The presentation by City Engineer Jeff Ginn summarized past corridor studies, current construction status (about 45% complete by contract value) and findings from a new median-access study. Ginn said updated crash data met signal warrant 7 (crash experience), a threshold not met in prior studies, and described the four alternatives: the original design included median revisions and left‑turn lane changes (Option A); a slight geometric modification preserved most safety benefits while improving driveway access (Option B); a signalized intersection would permit protected left/through/right movements and reduce conflict points most significantly but add capital and operations costs (Option C, estimated additional capital ≈ $775,000 plus about $75,000 for a driveway relocation); and a no‑build option would remove phase‑4 work from the current contract and preserve current access (Option D).

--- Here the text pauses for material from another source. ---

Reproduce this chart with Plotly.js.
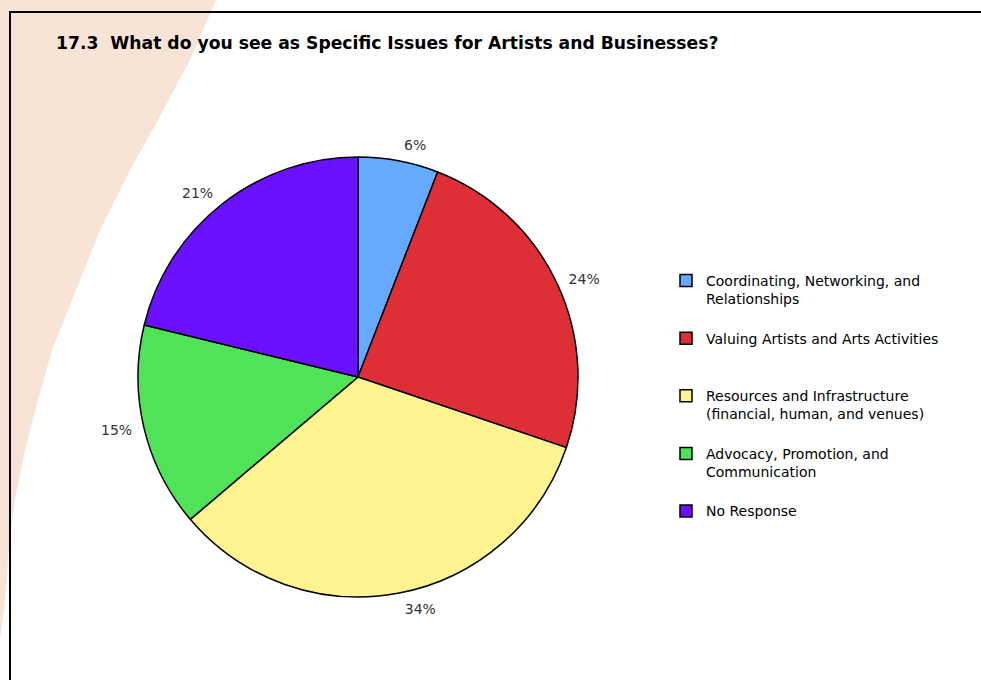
<!DOCTYPE html>
<html>
<head>
<meta charset="utf-8">
<script src="https://cdn.plot.ly/plotly-3.0.1.min.js"></script>
<style>
  html, body { margin: 0; padding: 0; background: #ffffff; }
  #chart { width: 981px; height: 680px; }
</style>
</head>
<body>
<div id="chart"></div>
<script>
// ---- Data ----
var titleText = "17.3  What do you see as Specific Issues for Artists and Businesses?";
var categories = [
  "Coordinating, Networking, and<br>Relationships",
  "Valuing Artists and Arts Activities",
  "Resources and Infrastructure<br>(financial, human, and venues)",
  "Advocacy, Promotion, and<br>Communication",
  "No Response"
];
// shares (labels show the rounded percent)
var shares = [5.9, 24.3, 33.6, 15.0, 21.2];
var sliceColors = ["#66AAFF", "#DE2F36", "#FFF48F", "#50E35A", "#6A12FF"];

// ---- Layout helpers (figure pixels -> paper fractions; margins are 0) ----
var W = 981, H = 680;
function px(x) { return x / W; }
function py(y) { return 1 - y / H; }

// legend labels padded to a uniform 3 lines so entries are evenly spaced
var legendLabels = categories.map(function (c) {
  var n = c.split("<br>").length;
  var s = c;
  for (var i = n; i < 3; i++) s += "<br> ";
  return s;
});

// decorative peach swoosh behind the chart frame
var swoosh = [[0,-5],[218,-5],[216,0],[190,60],[158,120],[130,170],[100,230],[72,300],[52,350],[38,400],[25,450],[15,500],[10,535],[7,575],[4,610],[0,638]];
var swooshPath = swoosh.map(function (p, i) {
  return (i === 0 ? "M" : "L") + px(p[0]).toFixed(5) + "," + py(p[1]).toFixed(5);
}).join(" ") + " Z";

var pieCx = 358, pieCy = 377, pieR = 220, labelR = 228;

var pieTrace = {
  type: "pie",
  labels: legendLabels,
  values: shares,
  sort: false,
  direction: "clockwise",
  rotation: 0,
  marker: { colors: sliceColors, line: { color: "#000000", width: 1.5 } },
  textinfo: "none",
  hovertemplate: "%{label}: %{percent:.0%}<extra></extra>",
  domain: { x: [px(pieCx - pieR), px(pieCx + pieR)], y: [py(pieCy + pieR), py(pieCy - pieR)] },
  showlegend: true
};

var labelTrace = {
  type: "pie",
  labels: legendLabels,
  values: shares,
  sort: false,
  direction: "clockwise",
  rotation: 0,
  marker: { colors: ["rgba(0,0,0,0)","rgba(0,0,0,0)","rgba(0,0,0,0)","rgba(0,0,0,0)","rgba(0,0,0,0)"], line: { width: 0 } },
  texttemplate: "%{percent:.0%}",
  textposition: "outside",
  outsidetextfont: { family: "DejaVu Sans", size: 14, color: "#333333" },
  hoverinfo: "skip",
  domain: { x: [px(pieCx - labelR), px(pieCx + labelR)], y: [py(pieCy + labelR), py(pieCy - labelR)] },
  showlegend: false
};

var layout = {
  width: W,
  height: H,
  margin: { l: 0, r: 0, t: 0, b: 0 },
  paper_bgcolor: "#ffffff",
  plot_bgcolor: "#ffffff",
  font: { family: "DejaVu Sans", size: 14, color: "#000000" },
  title: {
    text: "<b>" + titleText + "</b>",
    font: { family: "DejaVu Sans", size: 17.2, color: "#000000" },
    xref: "container", yref: "container",
    x: px(56), xanchor: "left",
    y: py(42.5), yanchor: "middle"
  },
  legend: {
    x: px(666), xanchor: "left",
    y: py(265), yanchor: "top",
    valign: "top",
    font: { family: "DejaVu Sans", size: 14, color: "#000000" },
    bgcolor: "rgba(0,0,0,0)",
    borderwidth: 0,
    traceorder: "normal"
  },
  shapes: [
    { type: "path", xref: "paper", yref: "paper", path: swooshPath,
      fillcolor: "#F8E4D7", line: { width: 0 }, layer: "below" },
    { type: "line", xref: "paper", yref: "paper",
      x0: px(10), y0: py(12), x1: px(990), y1: py(12),
      line: { color: "#000000", width: 2 }, layer: "below" },
    { type: "line", xref: "paper", yref: "paper",
      x0: px(10), y0: py(11), x1: px(10), y1: py(690),
      line: { color: "#000000", width: 2 }, layer: "below" }
  ],
  showlegend: true
};

Plotly.newPlot("chart", [labelTrace, pieTrace], layout, { displayModeBar: false });
</script>
</body>
</html>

Council and staff emphasized that no vote was taken; staff asked for direction so construction sequencing is not delayed. Ginn said options A and B could be implemented without a separate bid package, while Option C would require design and separate bidding because the cost would exceed public-contract change‑order thresholds. He also said installing a signal would require coordination with TxDOT for timing with the SH‑114 interchange.
Nearby business owners and residents made extensive public comments focused on access and safety. Chris Lott, owner of the Landmark office building (750–756 N. Carroll Ave.), said extending the median would remove northbound access to his property and force difficult U‑turns near SH‑114, which are unsafe for trucks and larger vehicles. Multiple Lakewood Acres residents described the neighborhood as a “sleepy” area with no sidewalks and children at play, recounted crashes near the intersection and urged the council to avoid routing commercial egress onto Lakewood Drive. Residents proposed lower‑cost alternatives — dual left‑turn lanes to westbound SH‑114, speed‑display signs, clearer hooded‑right markings and reciprocal cross‑lot access — as interim measures.
Council discussion ultimately coalesced around Option B (the modified original design) as a near‑term path forward while requesting additional analysis of a signalized Option C that would remove the most conflict points. Council asked staff to return with refined information about signal timing, stacking impacts for Lakewood Drive, and whether a version of a signal could be designed that preserved no direct commercial access onto Lakewood. No formal motion or binding direction was recorded tonight.
What happens next: staff will refine the alternatives, provide additional signal‑timing and stacking analyses, and notify nearby residents about the next meeting.